_Challenge_: Output the lines below exactly, please, from the first line until the line with "ax2 = fig.add_axes([0.5946, 0.1705, 0.4083, 0.794])", counting both.

-- START Given material --

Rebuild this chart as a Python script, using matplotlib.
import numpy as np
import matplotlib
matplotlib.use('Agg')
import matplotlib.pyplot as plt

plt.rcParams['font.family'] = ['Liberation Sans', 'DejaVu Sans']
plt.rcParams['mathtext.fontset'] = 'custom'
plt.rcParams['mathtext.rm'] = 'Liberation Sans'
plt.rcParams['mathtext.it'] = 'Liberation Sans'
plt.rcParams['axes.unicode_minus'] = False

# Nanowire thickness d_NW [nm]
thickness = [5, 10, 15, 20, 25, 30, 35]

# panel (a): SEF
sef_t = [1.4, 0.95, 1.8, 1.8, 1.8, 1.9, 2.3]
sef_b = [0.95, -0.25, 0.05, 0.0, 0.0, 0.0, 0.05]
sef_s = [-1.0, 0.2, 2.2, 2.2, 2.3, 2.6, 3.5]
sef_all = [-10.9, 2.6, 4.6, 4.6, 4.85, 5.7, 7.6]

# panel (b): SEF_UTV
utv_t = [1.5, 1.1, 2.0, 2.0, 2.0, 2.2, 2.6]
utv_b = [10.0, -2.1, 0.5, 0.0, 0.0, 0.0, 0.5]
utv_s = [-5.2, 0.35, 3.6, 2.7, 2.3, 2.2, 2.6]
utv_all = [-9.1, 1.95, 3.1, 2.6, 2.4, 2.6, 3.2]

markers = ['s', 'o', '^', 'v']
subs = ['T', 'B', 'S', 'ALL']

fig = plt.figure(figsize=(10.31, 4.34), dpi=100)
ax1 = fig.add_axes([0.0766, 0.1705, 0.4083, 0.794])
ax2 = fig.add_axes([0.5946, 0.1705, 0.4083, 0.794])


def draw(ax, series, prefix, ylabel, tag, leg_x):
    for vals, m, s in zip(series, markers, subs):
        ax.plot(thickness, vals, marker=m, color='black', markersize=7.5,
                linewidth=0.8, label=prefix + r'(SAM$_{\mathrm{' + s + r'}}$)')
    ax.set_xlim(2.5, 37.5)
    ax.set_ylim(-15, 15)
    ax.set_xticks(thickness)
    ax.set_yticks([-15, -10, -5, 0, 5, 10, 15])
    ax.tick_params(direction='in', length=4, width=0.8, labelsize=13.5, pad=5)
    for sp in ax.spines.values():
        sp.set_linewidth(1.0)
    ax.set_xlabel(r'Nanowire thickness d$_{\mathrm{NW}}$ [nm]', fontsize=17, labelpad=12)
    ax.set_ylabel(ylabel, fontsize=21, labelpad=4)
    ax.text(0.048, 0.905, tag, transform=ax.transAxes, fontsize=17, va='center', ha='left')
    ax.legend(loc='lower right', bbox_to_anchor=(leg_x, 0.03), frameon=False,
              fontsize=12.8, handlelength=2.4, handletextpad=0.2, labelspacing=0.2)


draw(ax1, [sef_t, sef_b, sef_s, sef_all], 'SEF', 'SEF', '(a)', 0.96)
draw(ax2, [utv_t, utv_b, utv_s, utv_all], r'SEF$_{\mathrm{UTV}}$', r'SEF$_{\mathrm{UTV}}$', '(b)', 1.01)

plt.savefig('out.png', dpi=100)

-- END Given material --

_Solution to this task_:
Rebuild this chart as a Python script, using matplotlib.
import numpy as np
import matplotlib
matplotlib.use('Agg')
import matplotlib.pyplot as plt

plt.rcParams['font.family'] = ['Liberation Sans', 'DejaVu Sans']
plt.rcParams['mathtext.fontset'] = 'custom'
plt.rcParams['mathtext.rm'] = 'Liberation Sans'
plt.rcParams['mathtext.it'] = 'Liberation Sans'
plt.rcParams['axes.unicode_minus'] = False

# Nanowire thickness d_NW [nm]
thickness = [5, 10, 15, 20, 25, 30, 35]

# panel (a): SEF
sef_t = [1.4, 0.95, 1.8, 1.8, 1.8, 1.9, 2.3]
sef_b = [0.95, -0.25, 0.05, 0.0, 0.0, 0.0, 0.05]
sef_s = [-1.0, 0.2, 2.2, 2.2, 2.3, 2.6, 3.5]
sef_all = [-10.9, 2.6, 4.6, 4.6, 4.85, 5.7, 7.6]

# panel (b): SEF_UTV
utv_t = [1.5, 1.1, 2.0, 2.0, 2.0, 2.2, 2.6]
utv_b = [10.0, -2.1, 0.5, 0.0, 0.0, 0.0, 0.5]
utv_s = [-5.2, 0.35, 3.6, 2.7, 2.3, 2.2, 2.6]
utv_all = [-9.1, 1.95, 3.1, 2.6, 2.4, 2.6, 3.2]

markers = ['s', 'o', '^', 'v']
subs = ['T', 'B', 'S', 'ALL']

fig = plt.figure(figsize=(10.31, 4.34), dpi=100)
ax1 = fig.add_axes([0.0766, 0.1705, 0.4083, 0.794])
ax2 = fig.add_axes([0.5946, 0.1705, 0.4083, 0.794])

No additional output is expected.